Autre exemple, qui peut paraître plus léger, mais qui traduit en réalité l’absence de prise en compte des besoins d’une partie de la population. En France, le Certificat d’aptitude professionnelle (CAP) qui sanctionne les coiffeur.ses n’intègre pas de formation permettant de coiffer les cheveux crépus. De ce fait, il est possible d’être reconnu.e comme professionnel.le de la coiffure sans avoir aucune compétence pour la prise en charge d’une large partie de la population du simple fait de son afro-descendance. C’est la négation de leur existence, inscrite dans un programme scolaire conçu par l’Éducation nationale (qui, coïncidence, dépend de Jean-Michel Blanquer). De facto, l’État organise l’exclusion de la majorité des personnes noires et d’origine maghrébine de la quasi-totalité des salons de coiffure, et les pousse à recourir à des services alternatifs, soit de moins bonne qualité, soit très onéreux. C’est une forme de racisme par omission qui exclut une population sur des bases ethniques.

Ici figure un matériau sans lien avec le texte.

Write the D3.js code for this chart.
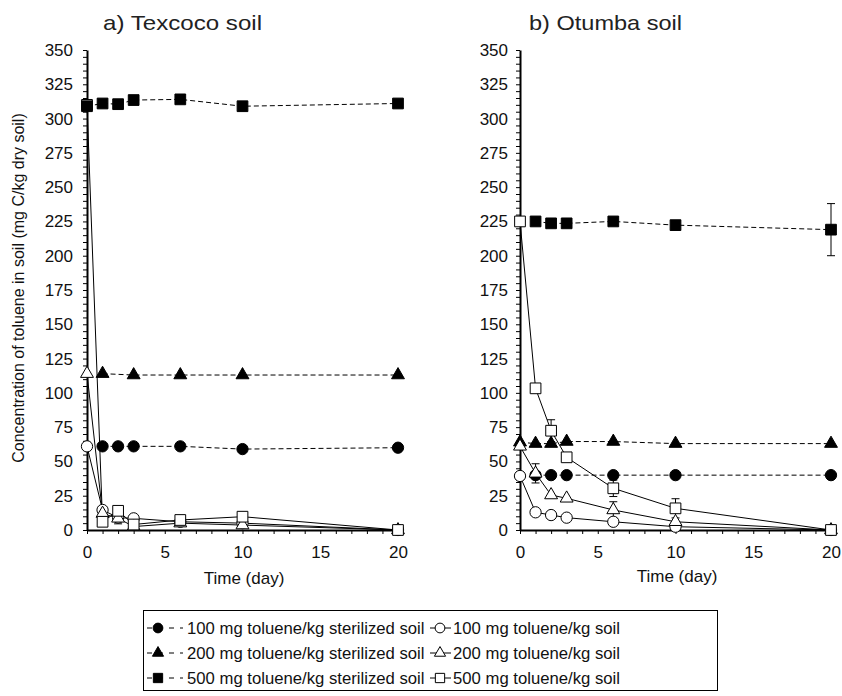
<!DOCTYPE html>
<html>
<head>
<meta charset="utf-8">
<script src="https://cdn.jsdelivr.net/npm/d3@7"></script>
<style>
  body { margin: 0; background: #fff; }
  svg { font-family: "Liberation Sans", Arial, sans-serif; }
</style>
</head>
<body>
<svg id="chart" width="842" height="696"></svg>
<script>
// sampling days
var times = [0, 1, 2, 3, 6, 10, 20];

// a) Texcoco soil
var texSter100 = [null, 61, 61, 61, 61, 59, 60];
var texSter200 = [null, 114, null, 113, 113, 113, 113];
var texSter500 = [309, 311, 310.5, 313.5, 314, 309, 311];
var texSoil100 = [61, 14.6, 9, 8.5, 6, 5, 0];
var texSoil200 = [114, 12, 8.5, 2.5, 5, 3.6, 0];
var texSoil500 = [310, 6, 14, 4, 7.3, 9.7, 0];
var texErr200 = [0, 0, 4, 0, 0, 0, 0];

// b) Otumba soil
var otuSter100 = [null, 40, 40, 40, 40, 40, 40];
var otuSter200 = [64, 63, 63, 64.5, 64.5, 63, 63];
var otuSter500 = [null, 225, 223.6, 223.6, 225, 222.3, 219];
var otuSoil100 = [39.4, 12.9, 10.9, 9, 6, 2.4, 0];
var otuSoil200 = [61, 41.3, 25.5, 23.1, 14.6, 6, 0];
var otuSoil500 = [225, 103.3, 72.4, 53, 30.4, 15.8, 0];
var otuErr500s = [0, 0, 0, 0, 0, 0, 19];
var otuErr200 = [0, 7, 0, 0, 6, 0, 0];
var otuErr500 = [0, 0, 8, 0, 6, 7, 0];

var yTicks = d3.range(0, 351, 5);
var xTicks = d3.range(0, 21, 1);

var legendLabels = [
    "100 mg toluene/kg sterilized soil", "100 mg toluene/kg soil",
    "200 mg toluene/kg sterilized soil", "200 mg toluene/kg soil",
    "500 mg toluene/kg sterilized soil", "500 mg toluene/kg soil"
];

const svg = d3.select("#chart");

// shape and style per series kind
function style(shape, filled, dashed) {
    return {shape: shape, fill: filled ? "#000" : "#fff", dash: dashed ? "5,3" : null};
}
const S100 = style(d3.symbolCircle, true, true),
      S200 = style(d3.symbolTriangle, true, true),
      S500 = style(d3.symbolSquare, true, true),
      O100 = style(d3.symbolCircle, false, false),
      O200 = style(d3.symbolTriangle, false, false),
      O500 = style(d3.symbolSquare, false, false);

function symSize(shape) {
    if (shape === d3.symbolCircle) return 100;
    if (shape === d3.symbolTriangle) return 72;
    return 115;
}

function drawPanel(opt) {
    const x = d3.scaleLinear().domain([0, 20]).range([opt.left, opt.left + 311]);
    const y = d3.scaleLinear().domain([0, 350]).range([530, 50]);
    const g = svg.append("g");

    // axes
    const ya = g.append("g").attr("transform", `translate(${opt.left},0)`)
        .call(d3.axisLeft(y).tickValues(yTicks).tickSize(4).tickSizeOuter(0)
            .tickFormat(d => d % 25 === 0 ? d : ""));
    const xa = g.append("g").attr("transform", "translate(0,530)")
        .call(d3.axisBottom(x).tickValues(xTicks).tickSize(4).tickSizeOuter(0)
            .tickFormat(d => d % 5 === 0 ? d : ""));
    [ya, xa].forEach(a => {
        a.select(".domain").attr("stroke-width", 2);
        a.selectAll("text").attr("font-size", 17).attr("fill", "#111")
            .attr("font-family", "Liberation Sans, Arial, sans-serif");
    });
    ya.selectAll("text").attr("x", -opt.yLabelGap);
    xa.selectAll("text").attr("y", 16);

    g.append("text").attr("x", opt.titleX).attr("y", 30)
        .attr("font-size", 21).attr("fill", "#222")
        .attr("textLength", opt.titleW).attr("lengthAdjust", "spacingAndGlyphs")
        .text(opt.title);
    g.append("text").attr("x", opt.left + 157).attr("y", opt.xLabelY)
        .attr("text-anchor", "middle").attr("font-size", 17).attr("fill", "#111")
        .text("Time (day)");

    const line = d3.line().x(d => x(d.t)).y(d => y(d.v));
    const pts = s => times.map((t, i) => ({t: t, v: s.data[i], e: s.err ? s.err[i] : 0}))
        .filter(d => d.v != null);

    // lines first
    opt.series.forEach(s => {
        g.append("path").datum(pts(s)).attr("d", line)
            .attr("fill", "none").attr("stroke", "#000").attr("stroke-width", 1)
            .attr("stroke-dasharray", s.st.dash);
    });
    // error bars
    opt.series.forEach(s => {
        pts(s).filter(d => d.e > 0).forEach(d => {
            const eb = g.append("g").attr("stroke", "#000").attr("stroke-width", 1);
            eb.append("line").attr("x1", x(d.t)).attr("x2", x(d.t))
                .attr("y1", y(d.v - d.e)).attr("y2", y(d.v + d.e));
            [d.v - d.e, d.v + d.e].forEach(v => {
                eb.append("line").attr("x1", x(d.t) - 4).attr("x2", x(d.t) + 4)
                    .attr("y1", y(v)).attr("y2", y(v));
            });
        });
    });
    // markers
    opt.series.forEach(s => {
        g.selectAll(null).data(pts(s)).enter().append("path")
            .attr("d", d3.symbol().type(s.st.shape).size(symSize(s.st.shape)))
            .attr("transform", d => `translate(${x(d.t)},${y(d.v)})`)
            .attr("fill", s.st.fill).attr("stroke", "#000").attr("stroke-width", 1);
    });
}

drawPanel({
    left: 87, title: "a) Texcoco soil", titleX: 103, titleW: 159,
    yLabelGap: 14, xLabelY: 584,
    series: [
        {data: texSter100, st: S100},
        {data: texSter200, st: S200},
        {data: texSoil100, st: O100},
        {data: texSoil200, st: O200, err: texErr200},
        {data: texSoil500, st: O500},
        {data: texSter500, st: S500}
    ]
});

drawPanel({
    left: 520, title: "b) Otumba soil", titleX: 529, titleW: 153,
    yLabelGap: 12, xLabelY: 582,
    series: [
        {data: otuSter100, st: S100},
        {data: otuSter200, st: S200},
        {data: otuSoil100, st: O100},
        {data: otuSoil200, st: O200, err: otuErr200},
        {data: otuSoil500, st: O500, err: otuErr500},
        {data: otuSter500, st: S500, err: otuErr500s}
    ]
});

// y axis title
svg.append("text").attr("transform", "translate(24,288) rotate(-90)")
    .attr("text-anchor", "middle").attr("font-size", 16).attr("fill", "#111")
    .text("Concentration of toluene in soil (mg C/kg dry soil)");

// legend
const lg = svg.append("g");
lg.append("rect").attr("x", 143.5).attr("y", 610.5).attr("width", 574).attr("height", 80)
    .attr("fill", "#fff").attr("stroke", "#000").attr("stroke-width", 1);
const legendStyles = [S100, O100, S200, O200, S500, O500];
legendStyles.forEach((st, i) => {
    const col = i % 2, row = Math.floor(i / 2);
    const cy = 628 + row * 25;
    const x0 = col === 0 ? 147 : 430;
    const w = col === 0 ? 36 : 21;
    lg.append("line").attr("x1", x0).attr("x2", x0 + w).attr("y1", cy).attr("y2", cy)
        .attr("stroke", "#000").attr("stroke-width", 1)
        .attr("stroke-dasharray", col === 0 ? "5,6" : null);
    lg.append("path").attr("d", d3.symbol().type(st.shape).size(symSize(st.shape) * 0.75))
        .attr("transform", `translate(${x0 + (col === 0 ? 11 : 10)},${cy})`)
        .attr("fill", st.fill).attr("stroke", "#000").attr("stroke-width", 1);
    lg.append("text").attr("x", col === 0 ? 187 : 453).attr("y", cy + 6)
        .attr("font-size", 16.7).attr("fill", "#111")
        .text(legendLabels[i]);
});
</script>
</body>
</html>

Ainsi, l’État n’a pas besoin d’instaurer un régime explicitement ségrégationniste pour produire du racisme. Ses institutions peuvent propager différentes formes d’exclusion sans que cela implique une organisation légale explicite ou la volonté de chacun de ses agents de discriminer. Il faut comprendre le racisme non pas comme une faute morale individuelle, mais comme un phénomène politique, hérité d’une longue histoire dont les résidus se trouvent dans les pratiques institutionnelles actuelles. Parler de racisme d’État, ce n’est pas demander que l’on jette la République aux orties, mais interroger sa responsabilité dans le maintien de l’idéologie raciste.